Parte finale del post: siamo all’inevitabile lista dei sì e dei no a Mezza Manica.
Si, l’ambiente è invitante.
Se il locale avrà successo sarà anche perché ha le carte in regola per essere riconoscibile.
Si, se proprio dovete andare al fast food, questo è più sano di altri.
Con alcuni ma, che però sono su questioni facilmente migliorabili. Gli ingredienti, genuini e tradizionali (come recitano i corsivi alle pareti e le brochure negli espositori) non sono elencati da nessuna parte, non sono specificati né il pastificio né la provenienza di pomodori, verdure, ecc. Non è dichiarato se i fritti siano artigianali o precotti o surgelati. Non sono ingredienti biologici o locali, perlomeno non si dice da nessuna parte.
Si, i piatti sono abbondanti, la pasta non è scotta.

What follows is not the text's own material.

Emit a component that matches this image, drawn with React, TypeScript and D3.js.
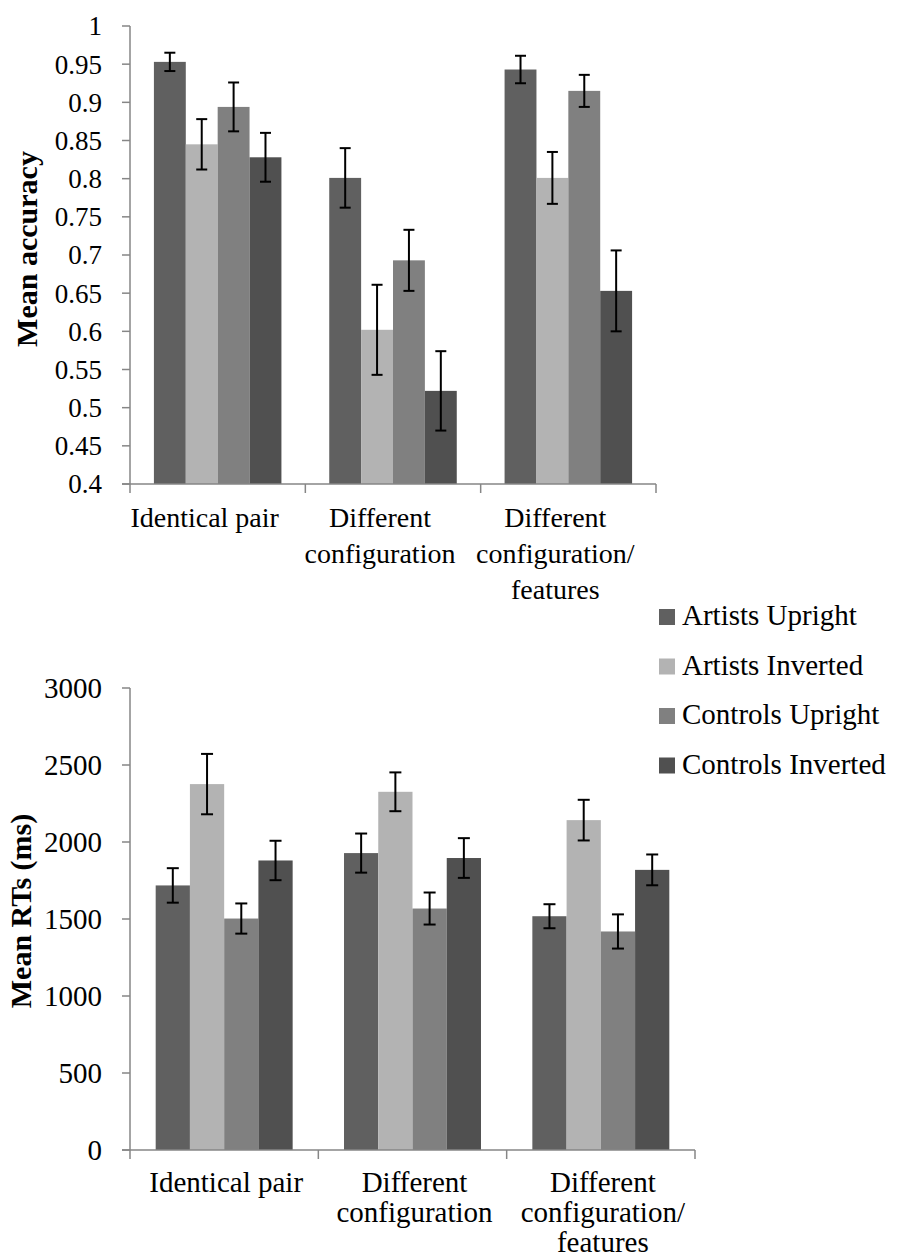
import React from "react";
import * as d3 from "d3";

const series = ["Artists Upright", "Artists Inverted", "Controls Upright", "Controls Inverted"];
const colors = ["#606060", "#b3b3b3", "#808080", "#505050"];
const categories = ["Identical pair", "Different configuration", "Different configuration/ features"];
const categoryLines = [["Identical pair"], ["Different", "configuration"], ["Different", "configuration/", "features"]];

// Accuracy: [category][series]
const accMeans = [
  [0.953, 0.845, 0.894, 0.828],
  [0.801, 0.602, 0.693, 0.522],
  [0.943, 0.801, 0.915, 0.653],
];
const accErr = [
  [0.012, 0.033, 0.032, 0.032],
  [0.039, 0.059, 0.040, 0.052],
  [0.018, 0.034, 0.021, 0.053],
];
const accTicks = [0.4, 0.45, 0.5, 0.55, 0.6, 0.65, 0.7, 0.75, 0.8, 0.85, 0.9, 0.95, 1];
const accTickLabels = ["0.4", "0.45", "0.5", "0.55", "0.6", "0.65", "0.7", "0.75", "0.8", "0.85", "0.9", "0.95", "1"];

// RTs
const rtMeans = [
  [1718, 2376, 1503, 1880],
  [1928, 2326, 1568, 1896],
  [1518, 2142, 1419, 1819],
];
const rtErr = [
  [112, 196, 98, 128],
  [127, 126, 104, 129],
  [78, 132, 111, 100],
];
const rtTicks = [0, 500, 1000, 1500, 2000, 2500, 3000];

const FONT = '"Liberation Serif", "Times New Roman", Times, "DejaVu Serif", serif';
const AXIS = "#868686";

type PanelProps = {
  means: number[][];
  errs: number[][];
  ticks: number[];
  tickLabels: string[];
  domain: [number, number];
  x0: number;
  x1: number;
  yTop: number;
  yBottom: number;
  yLabel: string;
  yLabelX: number;
  yLabelY: number;
  tickFont: number;
  catFont: number;
  catShift: number;
  catBaseline: number;
  catLineHeight: number;
  capW: number;
};

function Panel(p: PanelProps) {
  const y = d3.scaleLinear().domain(p.domain).range([p.yBottom, p.yTop]);
  const xg = d3.scaleBand<string>().domain(categories).range([p.x0, p.x1]).padding(0);
  const xs = d3
    .scaleBand<string>()
    .domain(series)
    .range([0, xg.bandwidth()])
    .paddingInner(0)
    .paddingOuter(0.75);
  const boundaries = [p.x0, ...categories.map((c) => (xg(c) as number) + xg.bandwidth())];
  return (
    <g>
      {categories.map((c, ci) =>
        series.map((s, si) => {
          const bx = (xg(c) as number) + (xs(s) as number);
          const v = p.means[ci][si];
          return (
            <rect
              key={c + s}
              x={bx}
              y={y(v)}
              width={xs.bandwidth()}
              height={p.yBottom - y(v)}
              fill={colors[si]}
            />
          );
        })
      )}
      <line x1={p.x0} x2={p.x0} y1={p.yTop} y2={p.yBottom} stroke={AXIS} strokeWidth={1.5} />
      {p.ticks.map((t, i) => (
        <g key={"t" + i}>
          <line x1={p.x0 - 8} x2={p.x0} y1={y(t)} y2={y(t)} stroke={AXIS} strokeWidth={1.5} />
          <text
            x={p.x0 - 28}
            y={y(t)}
            dy="0.35em"
            textAnchor="end"
            style={{ fontFamily: FONT, fontSize: p.tickFont }}
            fill="#000"
          >
            {p.tickLabels[i]}
          </text>
        </g>
      ))}
      <line x1={p.x0 - 8} x2={p.x1} y1={p.yBottom} y2={p.yBottom} stroke={AXIS} strokeWidth={1.5} />
      {boundaries.map((bx, i) => (
        <line key={"b" + i} x1={bx} x2={bx} y1={p.yBottom} y2={p.yBottom + 9} stroke={AXIS} strokeWidth={1.5} />
      ))}
      {categories.map((c, ci) =>
        series.map((s, si) => {
          const cx = (xg(c) as number) + (xs(s) as number) + xs.bandwidth() / 2;
          const v = p.means[ci][si];
          const e = p.errs[ci][si];
          const yt = y(v + e);
          const yb = y(v - e);
          return (
            <g key={"e" + c + s} stroke="#000" strokeWidth={2}>
              <line x1={cx} x2={cx} y1={yt} y2={yb} />
              <line x1={cx - p.capW / 2} x2={cx + p.capW / 2} y1={yt} y2={yt} />
              <line x1={cx - p.capW / 2} x2={cx + p.capW / 2} y1={yb} y2={yb} />
            </g>
          );
        })
      )}
      {categories.map((c, ci) => {
        const cx = (xg(c) as number) + xg.bandwidth() / 2 + p.catShift;
        return (
          <text key={"c" + c} textAnchor="middle" style={{ fontFamily: FONT, fontSize: p.catFont }} fill="#000">
            {categoryLines[ci].map((ln, li) => (
              <tspan key={li} x={cx} y={p.catBaseline + li * p.catLineHeight}>
                {ln}
              </tspan>
            ))}
          </text>
        );
      })}
      <text
        transform={`translate(${p.yLabelX},${p.yLabelY}) rotate(-90)`}
        textAnchor="middle"
        style={{ fontFamily: FONT, fontSize: 30, fontWeight: "bold" }}
        fill="#000"
      >
        {p.yLabel}
      </text>
    </g>
  );
}

export default function App() {
  return (
    <svg
      width={901}
      height={1259}
      style={{ position: "absolute", left: 0, top: 0, background: "#fff" }}
    >
      <rect x={0} y={0} width={901} height={1259} fill="#fff" />
      <Panel
        means={accMeans}
        errs={accErr}
        ticks={accTicks}
        tickLabels={accTickLabels}
        domain={[0.4, 1]}
        x0={130}
        x1={656}
        yTop={26}
        yBottom={484}
        yLabel="Mean accuracy"
        yLabelX={37}
        yLabelY={249}
        tickFont={27}
        catFont={28}
        catShift={-13}
        catBaseline={527}
        catLineHeight={36}
        capW={11}
      />
      <Panel
        means={rtMeans}
        errs={rtErr}
        ticks={rtTicks}
        tickLabels={rtTicks.map((t) => String(t))}
        domain={[0, 3000]}
        x0={130}
        x1={695}
        yTop={688}
        yBottom={1150}
        yLabel="Mean RTs (ms)"
        yLabelX={31}
        yLabelY={911}
        tickFont={29}
        catFont={29}
        catShift={2}
        catBaseline={1192}
        catLineHeight={30}
        capW={12}
      />
      {series.map((s, i) => (
        <g key={s}>
          <rect x={659} y={609 + i * 49.5} width={16} height={16} fill={colors[i]} />
          <text x={682} y={625 + i * 49.5} style={{ fontFamily: FONT, fontSize: 29 }} fill="#000">
            {s}
          </text>
        </g>
      ))}
    </svg>
  );
}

Non nella versione “al chiodo” che piace a me, ma è presentabile. Non aspettatevi carbonare, gricie e cacio e pepe da grande trattoria romana ma neanche insulti alla tradizione. Anzi, la carbonara è eleggibile tra quelle serie, niente a che vedere con la versione che servono i ristoranti acchiappa-turisti del centro. La pasta con la coda alla vaccinara –sorpresona– è stata la migliore: buona, con la carne sfilacciata e le verdure del soffritto ben in vista. Quella al ragù la peggiore, acquosa e aspra.
No ai fritti.
I fritti sono abbastanza banali, le patate a spicchi appena sopra la media.
No al pollo.
Il pollo lasciatelo sul menù, anzi sul tabellone, credetemi, un esperienza visiva e papillare da evitare. Secco, duro da tagliare con i coltelli, senza sapore.
No ai dolci.
Con il tiramisù ho avuto un deja vu, ho pensato a quello assaggiato da Domino’s Pizza a Milano, perché anche il mio era congelato. La torta della nonna, che era il dolce del giorno, decisamente anemica (che abbiano preso troppo sul serio il nome del dolce?).
Essendo da fast food, i prezzi sono la vera attrazione della festa: un menù combo pasta, fritto e bibita è intorno ai 10 euro. La sola pasta 5,90 euro.
Alla fine l’esperienza è stata migliore delle aspettative, mai partire troppo prevenuti. L’idea del fast food alla romana potrebbe anche avere successo, si adatta bene alla pausa pranzo e vi tiene lontani da catene di cibo veloce ben peggiori.